In Section 1.9 of the Intercreditor Agreement, references to Bank should be changed to AR Lender, as indicated in the 7/19/13 FAQ. The form on Hudclips will be updated to correct this scrivener’s error. In the meantime, please make the change manually. The Committee will also revise the 4/2/15 FAQ to be consistent with the 7/19/13 FAQ. Thank you for bringing the discrepancy to our attention.
7. Under Section 3.6 of the new Intercreditor, AR lender and Operator certify that any cross-defaults have been disclosed to HUD and approved in writing. ORCF has determined to document approved cross-defaults in 2.7(g) of the ICA.
If ORCF disapproves a request for approval of a cross-default, should such disapproval be inserted into Section 2.7(g)?
ICA doesn’t specify that failure to get approval means cross-default is not enforceable. If the unapproved cross-default is not stricken from the AR loan documents, it will still be enforceable by AR lender against the Borrower.
Failure to disclose and get approval would represent a breach of a representation in the ICA for which we may have contractual remedies under the ICA, but at a minimum we’d have to prove that it was denied.
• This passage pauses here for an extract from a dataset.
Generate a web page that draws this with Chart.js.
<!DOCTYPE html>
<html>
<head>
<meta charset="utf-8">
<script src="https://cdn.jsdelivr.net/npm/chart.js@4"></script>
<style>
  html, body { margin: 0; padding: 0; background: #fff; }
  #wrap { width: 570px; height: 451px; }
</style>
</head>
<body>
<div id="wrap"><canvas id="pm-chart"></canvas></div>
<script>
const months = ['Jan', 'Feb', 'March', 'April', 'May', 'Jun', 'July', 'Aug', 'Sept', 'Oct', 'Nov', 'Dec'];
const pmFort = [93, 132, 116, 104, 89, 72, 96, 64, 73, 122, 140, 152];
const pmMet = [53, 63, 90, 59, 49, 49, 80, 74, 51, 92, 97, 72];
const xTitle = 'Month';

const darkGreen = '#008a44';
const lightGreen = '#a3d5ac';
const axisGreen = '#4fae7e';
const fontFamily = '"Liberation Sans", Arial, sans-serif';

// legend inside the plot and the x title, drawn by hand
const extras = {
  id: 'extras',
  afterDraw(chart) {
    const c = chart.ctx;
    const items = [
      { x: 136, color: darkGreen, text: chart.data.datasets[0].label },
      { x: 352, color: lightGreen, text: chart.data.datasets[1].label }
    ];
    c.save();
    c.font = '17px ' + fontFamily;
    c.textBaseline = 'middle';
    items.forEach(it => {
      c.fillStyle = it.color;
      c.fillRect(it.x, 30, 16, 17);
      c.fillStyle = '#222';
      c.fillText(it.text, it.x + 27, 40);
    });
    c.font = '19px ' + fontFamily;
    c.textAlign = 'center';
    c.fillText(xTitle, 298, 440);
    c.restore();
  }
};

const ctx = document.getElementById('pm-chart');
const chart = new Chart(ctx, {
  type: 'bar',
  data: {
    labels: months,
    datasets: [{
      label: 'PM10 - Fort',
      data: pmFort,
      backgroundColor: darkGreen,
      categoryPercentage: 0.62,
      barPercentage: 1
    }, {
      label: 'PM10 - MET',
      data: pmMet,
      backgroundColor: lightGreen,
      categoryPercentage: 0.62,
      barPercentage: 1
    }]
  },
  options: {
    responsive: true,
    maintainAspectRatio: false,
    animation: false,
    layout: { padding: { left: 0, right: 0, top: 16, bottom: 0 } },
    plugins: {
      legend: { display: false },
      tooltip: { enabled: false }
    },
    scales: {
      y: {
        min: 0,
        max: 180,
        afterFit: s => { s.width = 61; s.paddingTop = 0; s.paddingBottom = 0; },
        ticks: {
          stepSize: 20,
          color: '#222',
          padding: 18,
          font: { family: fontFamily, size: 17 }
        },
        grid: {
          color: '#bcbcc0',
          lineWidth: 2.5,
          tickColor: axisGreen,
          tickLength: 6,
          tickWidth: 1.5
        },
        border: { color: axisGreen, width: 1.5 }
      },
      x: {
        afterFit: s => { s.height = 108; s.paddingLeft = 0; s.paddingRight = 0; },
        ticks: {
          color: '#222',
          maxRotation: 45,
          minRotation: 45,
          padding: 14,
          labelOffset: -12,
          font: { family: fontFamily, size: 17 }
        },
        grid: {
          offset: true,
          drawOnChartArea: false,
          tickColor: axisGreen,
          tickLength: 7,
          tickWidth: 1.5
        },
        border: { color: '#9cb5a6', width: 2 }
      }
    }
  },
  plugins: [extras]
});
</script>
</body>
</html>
Otherwise, AR lenders may claim that HUD approved closing the AR loan with such cross-defaults in place.
No, HUD’s disapproval of cross-default provisions in the AR loan documents should not be inserted into Section 2.7(g). If HUD denies a request for approval of a cross-default provision, the AR Lender and Operator will be required to delete that provision from the relevant document. As noted in the question, failure to disclose a cross-default provision (or delete a cross-default provision that HUD has not approved in writing) creates a breach of the Intercreditor Agreement for which HUD can seek contractual remedies. AR lenders and operators should not assume that HUD’s failure to object to undisclosed cross-default provisions in the AR loan documents constitutes HUD approval of those provisions.
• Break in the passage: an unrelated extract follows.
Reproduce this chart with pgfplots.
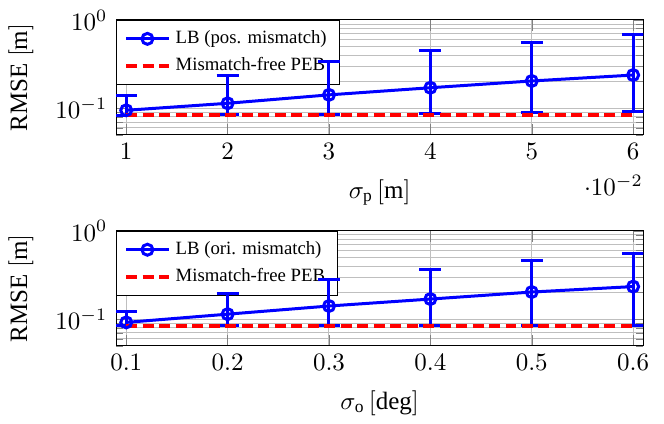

8. I’m preparing to close a Section 232/223(f) transaction with AR Financing. The parties have requested the following changes to paragraph 2.6 of the Intercreditor Agreement (HUD-92322-ORCF):
(a) AR Lender agrees that, upon the AR Loan Obligations being Paid in Full, any AR Lender Priority Collateral and the proceeds thereof which may come into AR Lender’s possession will, to the extent that FHA Lender is otherwise entitled thereto in accordance with the FHA-Insured Loan Documents and/or applicable law, be held by it in trust for FHA Lender and it shall turn over any such AR Lender Priority Collateral and/or proceeds thereof to FHA Lender . . . .
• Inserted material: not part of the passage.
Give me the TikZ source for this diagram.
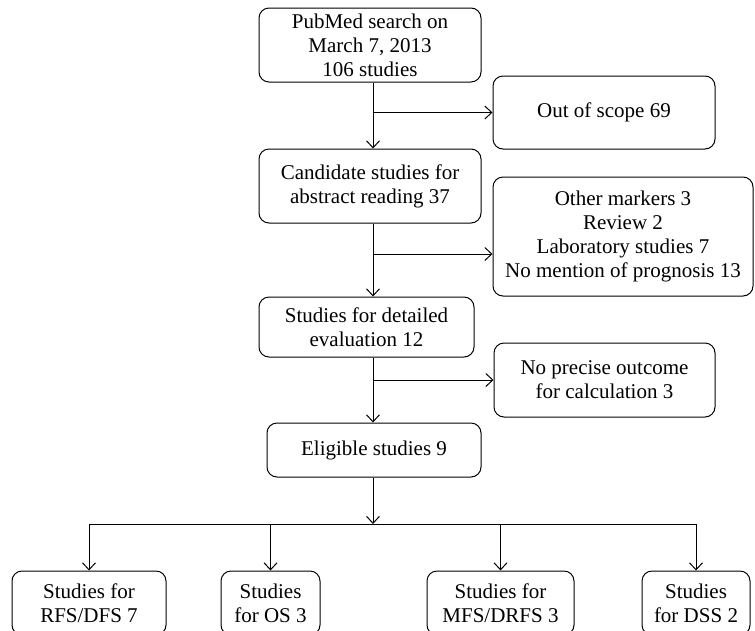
\documentclass[tikz,border=0pt]{standalone}
\usepackage{fontspec}
\setmainfont{Liberation Serif}
\usetikzlibrary{arrows.meta}
\begin{document}
\begin{tikzpicture}[x=1pt, y=-1pt, line width=1pt, font=\fontsize{21}{24}\selectfont]
    \tikzset{ stage/.style={draw, rounded corners=10pt, align=center, inner sep=2pt},
              link/.style={-{Straight Barb[length=7pt, width=13pt]}} }
    \useasboundingbox (0,0) rectangle (755,630);
    % main column
    \node[stage, minimum width=222pt, minimum height=74pt] (search) at (370,45) {PubMed search on\\March 7, 2013\\106 studies};
    \node[stage, minimum width=222pt, minimum height=74pt] (candidate) at (370,186) {Candidate studies for\\abstract reading 37};
    \node[stage, minimum width=215pt, minimum height=60pt] (detailed) at (366.5,327) {Studies for detailed\\evaluation 12};
    \node[stage, minimum width=214pt, minimum height=54pt] (eligible) at (374,450) {Eligible studies 9};
    % excluded
    \node[stage, minimum width=222pt, minimum height=73pt] (scope) at (604,112.5) {Out of scope 69};
    \node[stage, minimum width=260pt, minimum height=119pt] (markers) at (623,236.5) {Other markers 3\\Review 2\\Laboratory studies 7\\No mention of prognosis 13};
    \node[stage, minimum width=221pt, minimum height=74pt] (outcome) at (604.5,380) {No precise outcome\\for calculation 3};
    % outcomes
    \node[stage, minimum width=154pt, minimum height=64pt] (rfs) at (89,603) {Studies for\\RFS/DFS 7};
    \node[stage, minimum width=99pt, minimum height=64pt] (os) at (270.5,603) {Studies\\for OS 3};
    \node[stage, minimum width=147pt, minimum height=64pt] (mfs) at (500.5,603) {Studies for\\MFS/DRFS 3};
    \node[stage, minimum width=108pt, minimum height=64pt] (dss) at (696,603) {Studies\\for DSS 2};

    \coordinate (trunk) at (373,0);
    \coordinate (split) at (373,254);
    \coordinate (bus) at (373,524);

    \draw[link] (search.south -| trunk) -- (candidate.north -| trunk);
    \draw[link] (scope.west -| trunk) -- (scope.west);
    \draw[link] (candidate.south -| trunk) -- (detailed.north -| trunk);
    \draw[link] (split) -- (split -| markers.west);
    \draw[link] (detailed.south -| trunk) -- (eligible.north -| trunk);
    \draw[link] (outcome.west -| trunk) -- (outcome.west);
    \draw[link] (eligible.south -| trunk) -- (bus);
    \draw (bus -| rfs.north) -- (bus -| dss.north);
    \foreach \n in {rfs, os, mfs, dss}
        \draw[link] (bus -| \n.north) -- (\n.north);
\end{tikzpicture}
\end{document}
(b) FHA Lender agrees that upon the FHA-Insured Loan Obligations being Paid in Full . . . any FHA Lender Priority Collateral securing the AR Loan Obligations and proceeds thereof, which may come into FHA Lender’s possession, will, to the extent that AR Lender is otherwise entitled thereto in accordance with the AR Loan Documents and/or applicable law, be held by it in trust for AR Lender and it shall turn over any such FHA Lender Priority Collateral and/or proceeds thereof to AR Lender . . . .
Are these changes legally acceptable?
Yes; the language was inadvertently omitted during the PRA process. The requested language is taken verbatim from paragraph 2.5 and will make paragraph 2.6 consistent with paragraph 2.5 as intended. If a lender requests the change, you are authorized to approve the request. We will make a formal change to the document during the next PRA review process.